Second, it means that we must search out and destroy terrorists wherever we find them. We need to tell our enemies, up front, that this is a war and "collateral damage" is not a major concern. That is, if you are "around them", you may be killed even if you are not a formal combatant. In other words, "knowing proximity" is enough. This is necessary not only to dispose of the bad guys, but to discourage those who might be more passive supporters. We should never make apologies for collateral damage that occurred around a legitimate target.

In summary, terrorism will be the dominant form of warfare in the 21st century simply because it is the only form of warfare that aggrieved people can pursue. Terrorism is the moral equivalent of carpet bombing civilian populations - its purpose is not to defeat military power directly, but to defeat a targeted society by eliminating its will to resist. To combat terrorism, our first goal should be to minimize the number of people who might embrace or tolerate it - by showing them both a better alternative and a potentially terrible consequence. Our second goal must be to locate and mercilessly destroy active terrorists wherever they are found. When people (terrorists) reach the conclusion that they must kill innocents without remorse, there is no room for negotiation. In the end, we must hope that a combination of effective surveillance and effective communication will end the scourge of terrorism that we face in the coming century.


Dave said...

Applying this analysis to Iraq, regardless of why we are there, doesn't it require us to stay and expand the military, social and economic effort?

Anonymous said...

Iraq is already facing "terrible consequences" and the violence just gets worse and worse. Palestine has faced "terrible consequences" for generations; all it has done is entrench the hatred. The Nazis used "terrible consequences" against the French resistance, but they never crumbled.

We have huge numbers of people with little to gain and nothing to lose, and I think making their lives even more awful and violent is just going to make things worse. They aren't afraid to suffer and die- they're doing that anyway.

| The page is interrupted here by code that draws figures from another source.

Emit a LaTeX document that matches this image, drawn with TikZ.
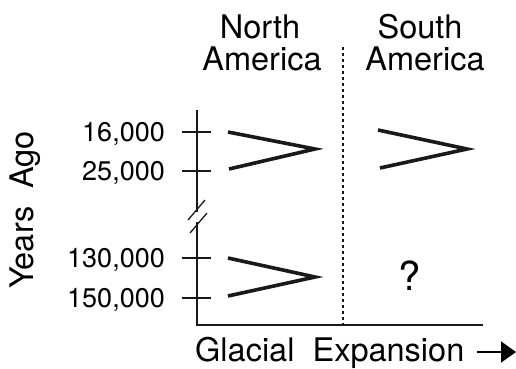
\documentclass[tikz,border=0pt]{standalone}
\usepackage{fontspec}
\setmainfont{TeX Gyre Heros}
\usetikzlibrary{arrows.meta}
\begin{document}
\begin{tikzpicture}[x=1pt,y=-1pt,
  lbl/.style={inner sep=0pt,font=\fontsize{32.5}{32}\selectfont},
  num/.style={inner sep=0pt,anchor=base east,font=\fontsize{27}{26}\selectfont},
  axisline/.style={line width=1.6pt,black!90},
  tickline/.style={line width=1.3pt,black!90},
  vee/.style={line width=3.6pt,black!90,line join=miter},
  divider/.style={line width=1.5pt,black!90,dash pattern=on 3pt off 3pt}]
\useasboundingbox (0,0) rectangle (516,368);
% axes
\coordinate (ytop) at (197,110);
\coordinate (origin) at (197,325);
\coordinate (xend) at (483,325);
\draw[axisline] (ytop) -- (origin) -- (xend);
% break marks
\draw[tickline,white,line width=4pt] (197,212) -- (197,222);
\draw[tickline] (188,220) -- (205,200);
\draw[tickline] (190,233) -- (207,213);
% ticks
\foreach \yy/\nm in {132/a,171/b,258/c,298/d}{
  \coordinate (t\nm l) at (182,\yy);
  \coordinate (t\nm r) at (211,\yy);
  \draw[tickline] (t\nm l) -- (t\nm r);
}
\node[num] (n16) at (165,141) {16,000};
\node[num] (n25) at (165,180) {25,000};
\node[num] (n130) at (165,267) {130,000};
\node[num] (n150) at (165,307) {150,000};
% divider
\coordinate (dtop) at (343,47);
\coordinate (dbot) at (343,325);
\draw[divider] (dtop) -- (dbot);
% vees
\draw[vee] (228,132) -- (315,149) -- (229,169);
\draw[vee] (228,258) -- (315,277) -- (228,296);
\draw[vee] (378,130) -- (467,149) -- (380,168);
% headings
\node[lbl,anchor=base] (na1) at (260,38) {North};
\node[lbl,anchor=base] (na2) at (262,70) {America};
\node[lbl,anchor=base] (sa1) at (420,38) {South};
\node[lbl,anchor=base] (sa2) at (425,70) {America};
\node[inner sep=0pt,anchor=base,font=\fontsize{40}{40}\selectfont] (q) at (410,290) {?};
\node[lbl,rotate=90,anchor=center] (ya) at (25,210) {Years\ \ Ago};
\node[lbl,anchor=base west] (ge) at (195,361) {Glacial\ \ Expansion};
\coordinate (as) at (477,352);
\coordinate (ae) at (516,352);
\draw[line width=1.6pt,-{Triangle[length=15pt,width=21pt]}] (as) -- (ae);
\end{tikzpicture}
\end{document}
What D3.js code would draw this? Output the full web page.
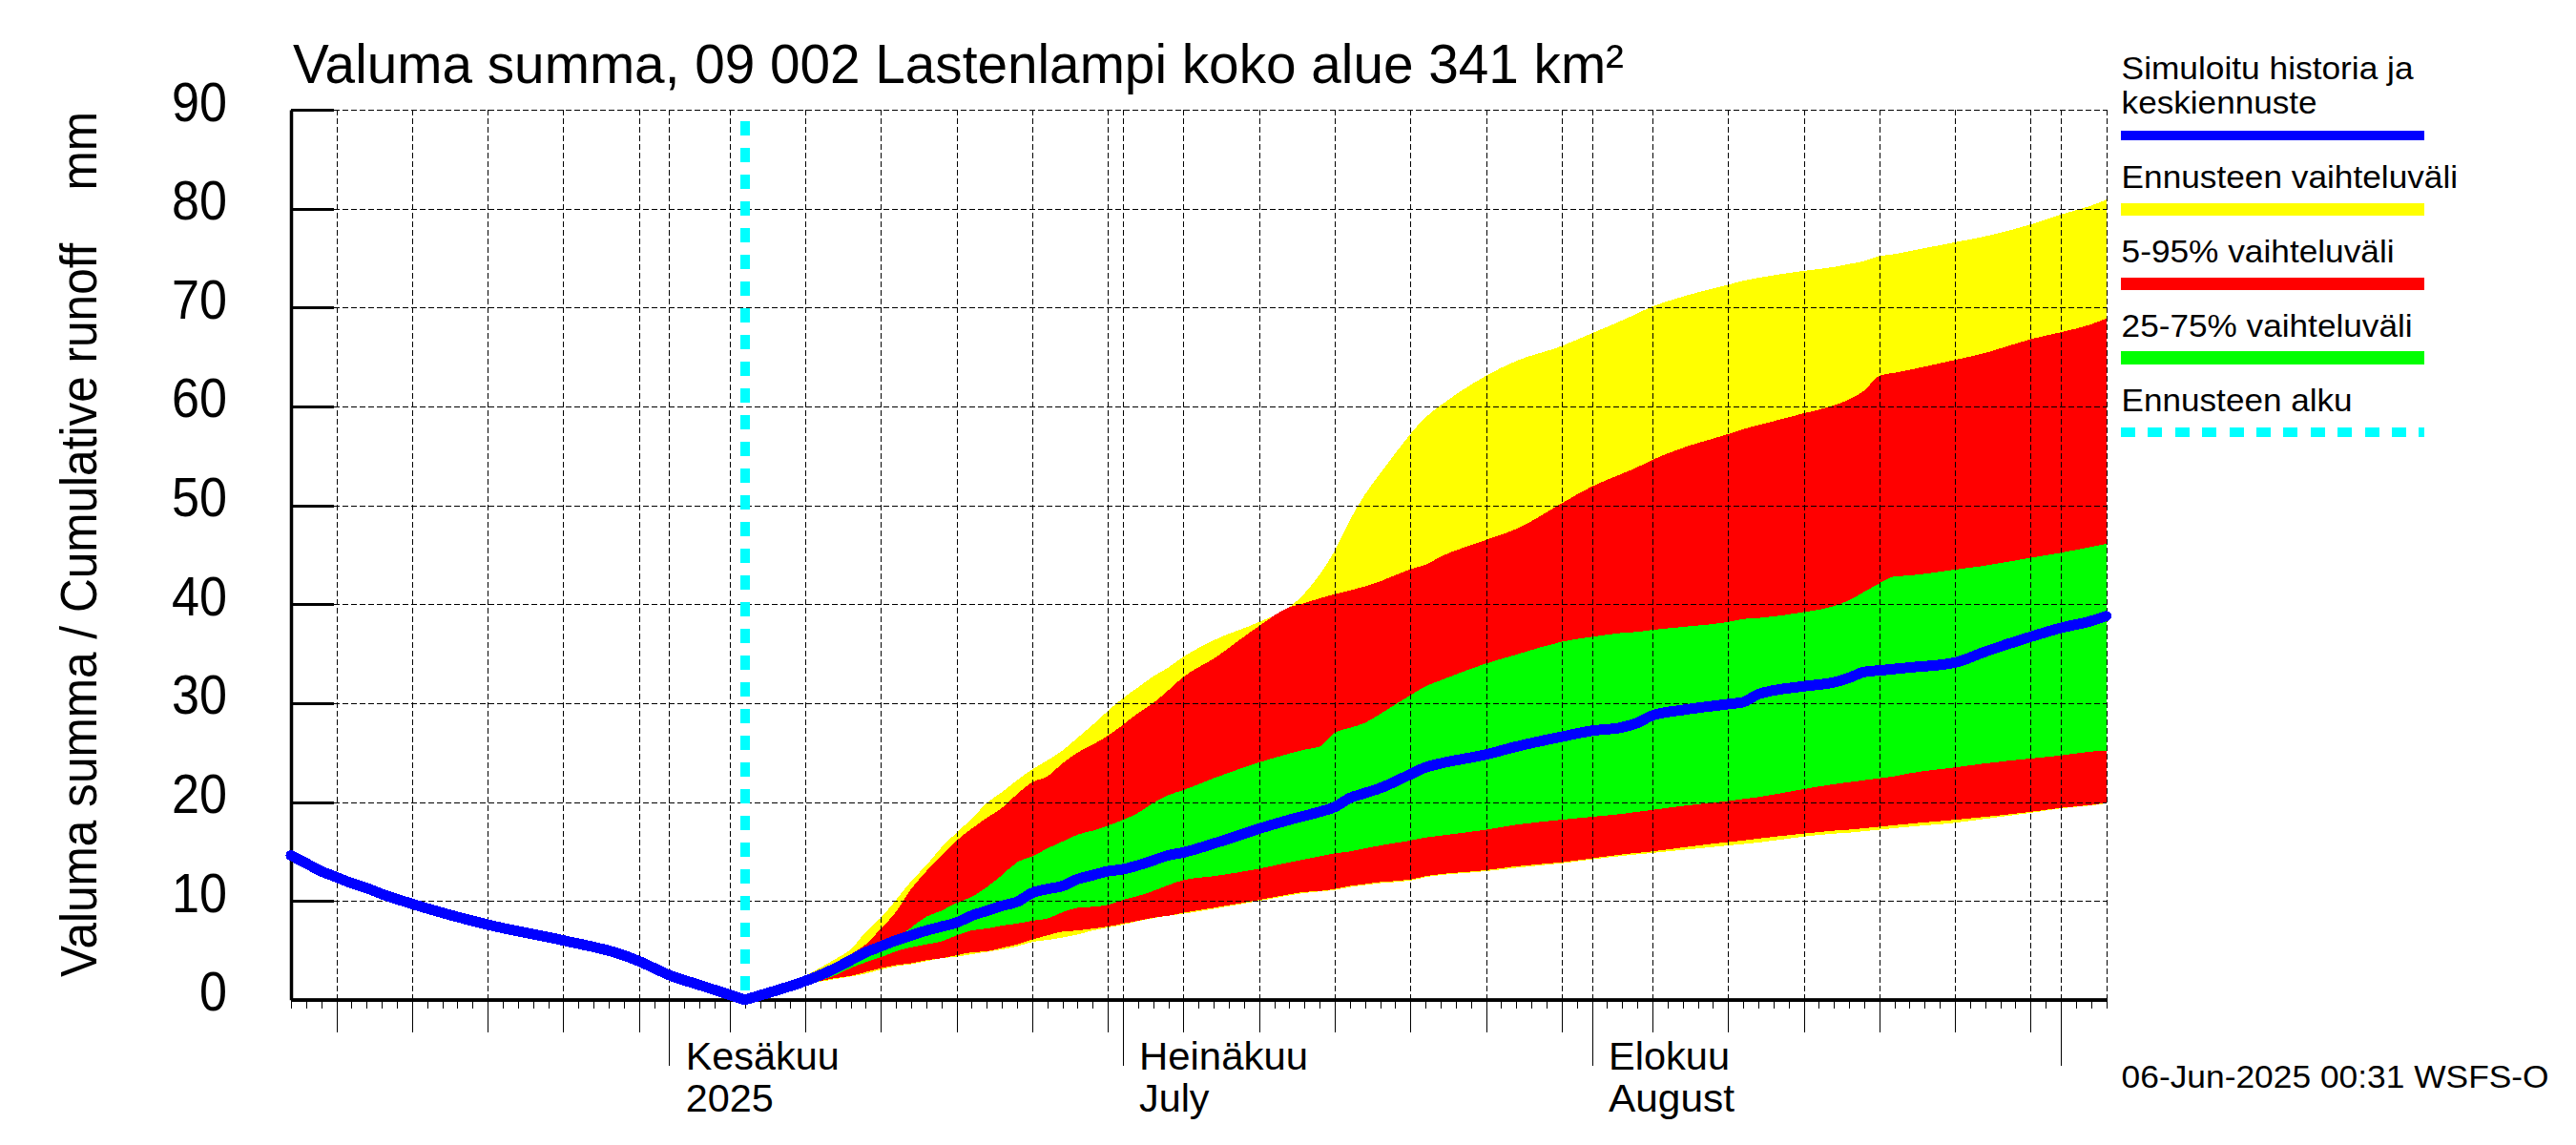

There was virtually no terrorism against the West until after Gulf War I, when we flooded the Arab world with troops and never left. I have no doubt that if we brought home the soldiers and let everybody alone that the problem would diminish dramatically.

(I wonder what Halliburton and ExxonMobile thinks of that idea?)

Woozie said...

I disagree with the part about not worrying about collateral damage. If the U.S. were to announce they don't care about collateral damage so long as terrorists are killed, then the terrorists will begin intentionally hiding in crowds of people. Then, the U.S. is faced with a lose-lose situation.

If you don't kill the terrorist in the crowd, then you appear to have no backbone; you're all talk and no walk, which will only further empower terrorism.

If you do kill the terrorist and a bunch of innocents are killed, then the U.S. becomes the terrorist organization and people will look to the 'real' terrorists for peace because they don't bomb people anymore.